Em seguida (em conjunto com a
descartabilidade) a idéia de superficialidade, disseminada sutilmente e que se
instalou em diversas instâncias, inclusive (e principalmente) nos
relacionamentos. Não se apegar às coisas é uma forma de conseguir descartá-las
com maior facilidade, sem maior envolvimento emocional.

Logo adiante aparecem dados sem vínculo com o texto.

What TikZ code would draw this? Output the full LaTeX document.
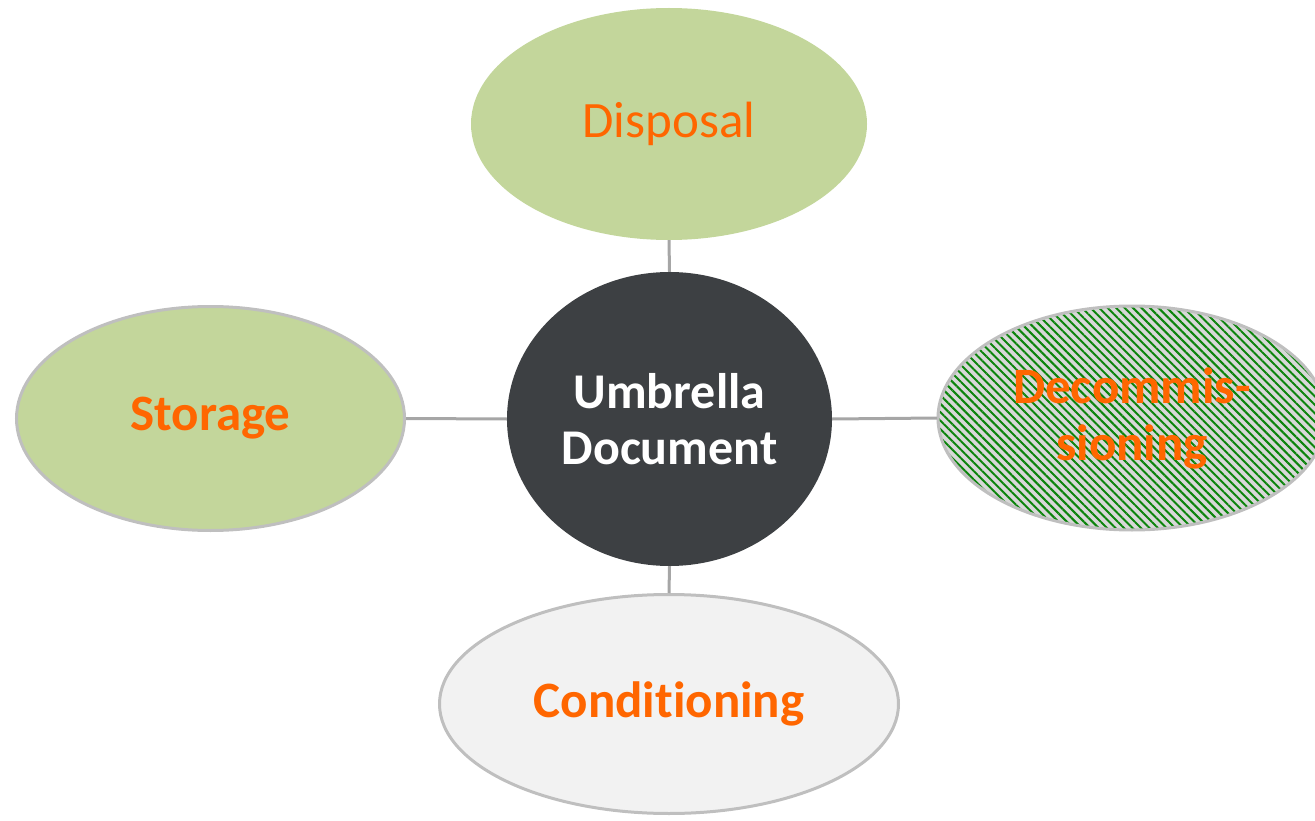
\documentclass[tikz,border=0pt]{standalone}
\usepackage{fontspec}
\setmainfont{Carlito}[Ligatures=NoCommon]
\usetikzlibrary{shapes.geometric,patterns.meta}
\definecolor{leafgreen}{HTML}{C3D69B}
\definecolor{mistgray}{HTML}{F2F2F2}
\definecolor{rimgray}{HTML}{BFBFBF}
\definecolor{linkgray}{HTML}{A6A6A6}
\definecolor{hubgray}{HTML}{3D4043}
\definecolor{labelorange}{HTML}{FF6600}
\definecolor{hatchgreen}{HTML}{0C840C}
\definecolor{hatchback}{HTML}{D8D8D8}
\tikzset{
  topic/.style={ellipse, inner sep=0pt, text=labelorange, align=center,
    font=\bfseries\fontsize{51}{57}\selectfont},
  rimmed/.style={draw=rimgray, line width=3pt},
  link/.style={draw=linkgray, line width=3pt}
}
\begin{document}
\begin{tikzpicture}[x=1pt,y=-1pt]
  % hub and the four topics round it
  \clip (0,0) rectangle (1315,821);

  \node[ellipse, fill=hubgray, text=white, align=center, inner sep=0pt,
        font=\bfseries\fontsize{50}{56}\selectfont,
        minimum width=325pt, minimum height=294pt] (hub) at (669.5,419) {Umbrella\\Document};

  \node[topic, fill=leafgreen, font=\fontsize{51}{57}\selectfont,
        minimum width=396pt, minimum height=232pt] (disposal) at (669,124) {Disposal};
  \node[topic, rimmed, fill=leafgreen,
        minimum width=388pt, minimum height=224pt] (storage) at (210.5,418.5) {Storage};
  \node[topic, rimmed, preaction={fill=hatchback},
        pattern={Lines[angle=-45, distance=6pt, line width=2pt]}, pattern color=hatchgreen,
        minimum width=388pt, minimum height=224pt] (decomm) at (1132,418) {Decommis-\\sioning};
  \node[topic, rimmed, fill=mistgray,
        minimum width=459pt, minimum height=219pt] (cond) at (669,704) {Conditioning};

  \draw[link] (disposal.south) -- (hub.north);
  \draw[link] (storage.east) -- (hub.west);
  \draw[link] (hub.east) -- (decomm.west);
  \draw[link] (hub.south) -- (cond.north);
\end{tikzpicture}
\end{document}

Depois veio a necessidade de
se ter aquilo que não se precisa, o que está em voga atualmente e que tão bem
caiu com o desenvolvimento do marketing. O que não é o marketing senão
desenvolver nas pessoas o desejo de ter aquilo que não quer ter? Exemplos,
temos de monte. E se tu não entras nessa onda, és um retrógrado, não gostas do
avanço da tecnologia, é contra o progresso. Quem pensa como eu, que demorou
anos para ter um celular, que até hoje tem um celular que faz ligação, toca um
mp3 e no máximo tira umas ‘fotinhas’ aqui e ali, que não tem o tal do android,
sabe que isso basta, não é necessário mais nada, entende bem do que estou
falando.
A superficialidade da pós
modernidade torna tudo mais fácil para ser descartado, desde aquele computador
que te serve perfeitamente, mas pelo avanço tecnológico está obsoleto, até uma
pessoa cujo relacionamento é abalado por um pequeno conflito e parece não
servir mais e então é pé na bunda, sem chances de elaborar aquele conflito
momentâneo. É mais fácil partir para outro do que investir no antigo. Mas o que
se esquece é que isso é a vida, um emaranhado de conflitos para serem
elaborados; e por mais que busque outros relacionamentos todos chegarão na fase
do conflito, num círculo vicioso. Até que a falta de paciência de entender o
outro é vencida pela impaciência de ter que iniciar novos relacionamentos do
zero, de tempos em tempos.
A descartabilidade trás outro
problema, desta feita para o meio ambiente: como acondicionar tamanho lixo
produzido? Antigamente tudo era para a vida toda, o emprego, a casa, o carro, a
esposa, a família. Hoje é “que seja eterno enquanto dure”, “... o prá sempre,
sempre acaba".
Seguindo a lógica dejouriana,
todos deveríamos estar ensandecidos, rasgando notas de cem por aí. Mas acontece
exatamente o contrário, alguns enlouquecem e ultrapassam a tênue linha que
separa a sanidade da loucura por completo. Como nas empresas, as pessoas
conseguem amenizar o sofrimento e manter o equilíbrio psíquico. É claro que
utilizamos dos mecanismos de defesa que Freud tão bem descreveu no início do
século passado, quando se tornou o pai da Psicanálise. Os mecanismos de defesa
descritos por Freud servem para amenizar o sofrimento, manter-nos dentro da
normalidade aparente. Cito os mais conhecidos e fáceis de entender: sublimação,
negação, projeção, introjeção, formação reativa.
Percebe-se que atualmente
estamos cada vez mais próximo ao limítrofe entre a loucura e a lucidez. Por
isso vemos as maiores barbáries na televisão e nas ruas. Muitas vezes nem nos
damos conta de quão horripilante são essas situações. É a banalização. É algo
tão quotidiano que já não nos surpreendemos tanto com a barbárie. A banalização
da barbárie.
Viver no meio da barbárie sem
se revoltar é característica de uma sociedade doente. Afinal, quem são os loucos?
Os loucos somos nós, normais! Qualquer outro enlouqueceria em se deparar com a
nossa realidade.
Não há estrutura psíquica que aguente meu caro, não há!